> _Requirements_
Copy all lines below containing "this".

> _Input data_
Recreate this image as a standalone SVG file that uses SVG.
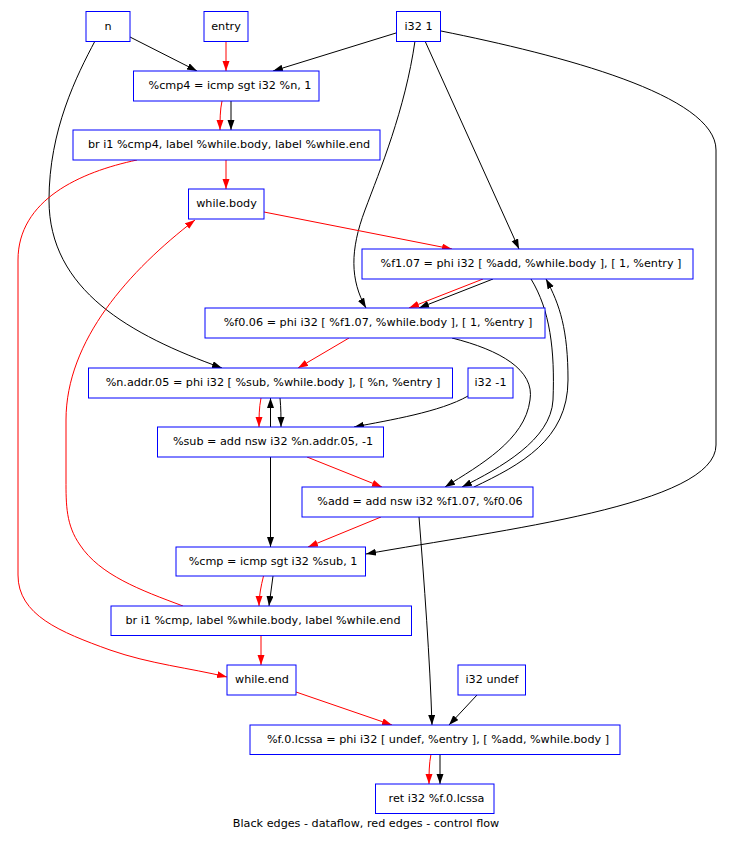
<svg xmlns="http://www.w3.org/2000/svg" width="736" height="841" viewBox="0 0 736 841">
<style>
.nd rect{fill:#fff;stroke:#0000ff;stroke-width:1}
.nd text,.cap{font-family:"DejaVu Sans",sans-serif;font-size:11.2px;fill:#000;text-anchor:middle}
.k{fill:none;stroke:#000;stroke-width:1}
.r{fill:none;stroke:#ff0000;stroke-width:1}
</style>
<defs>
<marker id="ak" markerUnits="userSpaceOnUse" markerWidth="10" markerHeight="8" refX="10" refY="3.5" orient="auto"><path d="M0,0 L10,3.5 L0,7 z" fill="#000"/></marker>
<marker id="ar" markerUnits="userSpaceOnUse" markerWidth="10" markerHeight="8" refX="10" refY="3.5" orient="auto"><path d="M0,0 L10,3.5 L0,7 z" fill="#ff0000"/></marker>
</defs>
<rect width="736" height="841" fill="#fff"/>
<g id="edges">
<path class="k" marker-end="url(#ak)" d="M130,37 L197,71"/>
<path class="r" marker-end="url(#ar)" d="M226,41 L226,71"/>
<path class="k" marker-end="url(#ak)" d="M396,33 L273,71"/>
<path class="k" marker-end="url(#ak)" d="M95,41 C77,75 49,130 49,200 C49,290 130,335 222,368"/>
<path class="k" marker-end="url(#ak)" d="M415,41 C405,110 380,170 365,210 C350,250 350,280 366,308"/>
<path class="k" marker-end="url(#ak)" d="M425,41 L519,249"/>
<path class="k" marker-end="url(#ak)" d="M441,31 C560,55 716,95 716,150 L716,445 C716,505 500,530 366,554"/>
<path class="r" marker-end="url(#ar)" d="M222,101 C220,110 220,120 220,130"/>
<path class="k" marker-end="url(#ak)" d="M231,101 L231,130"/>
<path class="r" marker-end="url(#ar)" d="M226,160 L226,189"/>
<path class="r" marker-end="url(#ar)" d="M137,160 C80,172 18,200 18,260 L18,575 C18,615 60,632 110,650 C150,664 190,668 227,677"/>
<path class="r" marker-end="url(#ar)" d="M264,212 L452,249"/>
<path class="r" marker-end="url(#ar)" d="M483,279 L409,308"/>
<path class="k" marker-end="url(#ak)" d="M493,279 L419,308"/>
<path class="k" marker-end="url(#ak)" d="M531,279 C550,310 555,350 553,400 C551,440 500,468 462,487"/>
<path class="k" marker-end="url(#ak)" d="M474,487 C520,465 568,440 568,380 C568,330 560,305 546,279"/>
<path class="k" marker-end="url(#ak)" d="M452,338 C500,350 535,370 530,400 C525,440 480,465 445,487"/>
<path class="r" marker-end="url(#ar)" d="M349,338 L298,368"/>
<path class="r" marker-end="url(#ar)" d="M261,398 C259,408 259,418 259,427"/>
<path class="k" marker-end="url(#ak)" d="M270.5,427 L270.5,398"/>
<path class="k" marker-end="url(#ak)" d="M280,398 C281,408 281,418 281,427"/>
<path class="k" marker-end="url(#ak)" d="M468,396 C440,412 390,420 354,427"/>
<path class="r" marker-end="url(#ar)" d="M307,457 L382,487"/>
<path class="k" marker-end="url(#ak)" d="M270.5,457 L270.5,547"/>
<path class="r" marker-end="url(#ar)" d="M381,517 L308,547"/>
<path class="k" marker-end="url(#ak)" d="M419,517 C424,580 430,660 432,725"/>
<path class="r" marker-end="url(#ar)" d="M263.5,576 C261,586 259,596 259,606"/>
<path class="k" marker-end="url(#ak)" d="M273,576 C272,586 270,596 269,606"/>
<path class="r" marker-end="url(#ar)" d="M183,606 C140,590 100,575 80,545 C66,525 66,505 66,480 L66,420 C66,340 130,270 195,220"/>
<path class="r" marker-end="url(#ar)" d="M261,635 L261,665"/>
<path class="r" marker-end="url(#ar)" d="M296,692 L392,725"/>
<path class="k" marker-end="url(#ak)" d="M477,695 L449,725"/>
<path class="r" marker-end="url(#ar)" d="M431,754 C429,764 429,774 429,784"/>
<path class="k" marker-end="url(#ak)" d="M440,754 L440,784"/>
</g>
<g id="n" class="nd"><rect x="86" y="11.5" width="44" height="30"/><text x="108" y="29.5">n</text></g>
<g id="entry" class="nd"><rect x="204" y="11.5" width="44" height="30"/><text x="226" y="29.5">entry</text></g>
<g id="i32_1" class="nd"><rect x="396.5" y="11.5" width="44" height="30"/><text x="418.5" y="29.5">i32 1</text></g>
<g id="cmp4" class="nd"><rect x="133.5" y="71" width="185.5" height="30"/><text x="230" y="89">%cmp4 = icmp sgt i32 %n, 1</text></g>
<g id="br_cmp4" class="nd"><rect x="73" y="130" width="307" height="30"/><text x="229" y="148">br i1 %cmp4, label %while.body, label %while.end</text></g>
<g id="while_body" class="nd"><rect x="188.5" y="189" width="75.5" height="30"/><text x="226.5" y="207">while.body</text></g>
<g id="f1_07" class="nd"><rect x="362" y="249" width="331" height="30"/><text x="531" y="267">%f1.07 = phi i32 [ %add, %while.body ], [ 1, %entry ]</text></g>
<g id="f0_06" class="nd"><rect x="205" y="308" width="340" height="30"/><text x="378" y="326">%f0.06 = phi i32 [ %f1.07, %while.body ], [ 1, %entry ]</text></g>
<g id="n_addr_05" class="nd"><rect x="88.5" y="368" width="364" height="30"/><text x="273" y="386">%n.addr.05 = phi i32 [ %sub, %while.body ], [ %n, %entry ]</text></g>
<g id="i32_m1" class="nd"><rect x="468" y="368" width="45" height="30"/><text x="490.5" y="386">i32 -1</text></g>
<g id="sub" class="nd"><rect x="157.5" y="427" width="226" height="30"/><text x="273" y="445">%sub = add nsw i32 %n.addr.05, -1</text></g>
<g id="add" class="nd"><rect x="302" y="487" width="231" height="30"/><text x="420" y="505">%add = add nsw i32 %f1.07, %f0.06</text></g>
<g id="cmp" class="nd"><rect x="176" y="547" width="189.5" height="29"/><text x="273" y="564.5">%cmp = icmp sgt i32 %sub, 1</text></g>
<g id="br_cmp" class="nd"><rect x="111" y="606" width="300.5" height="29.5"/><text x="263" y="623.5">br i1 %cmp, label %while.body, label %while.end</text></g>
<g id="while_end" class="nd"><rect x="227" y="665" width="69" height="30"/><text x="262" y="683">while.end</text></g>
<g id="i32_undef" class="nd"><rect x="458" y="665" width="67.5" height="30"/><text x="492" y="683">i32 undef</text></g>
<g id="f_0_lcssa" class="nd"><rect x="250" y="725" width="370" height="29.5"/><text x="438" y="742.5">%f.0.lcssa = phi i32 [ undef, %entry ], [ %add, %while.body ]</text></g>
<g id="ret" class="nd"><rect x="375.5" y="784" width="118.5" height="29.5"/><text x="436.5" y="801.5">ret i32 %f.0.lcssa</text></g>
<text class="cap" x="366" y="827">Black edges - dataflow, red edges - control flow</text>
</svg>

...

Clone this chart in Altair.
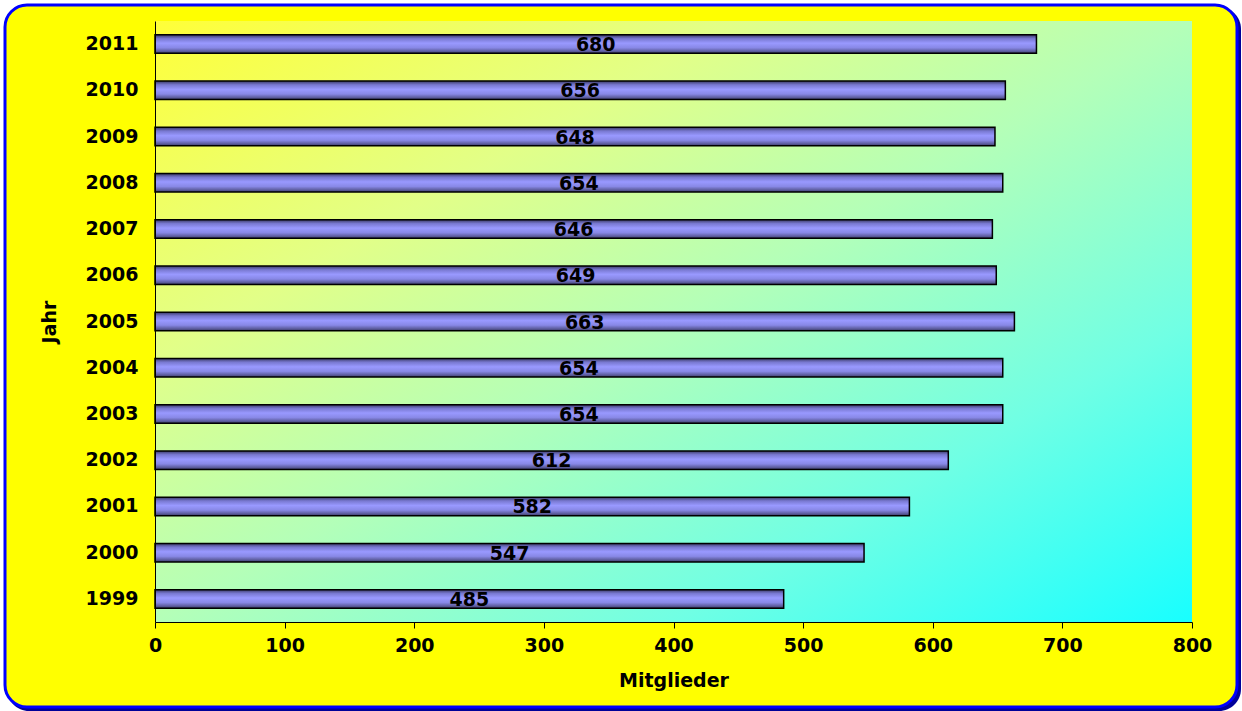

> _Response to the exercise_
Recreate this image as a standalone SVG file that uses SVG.
Clone this chart in Altair.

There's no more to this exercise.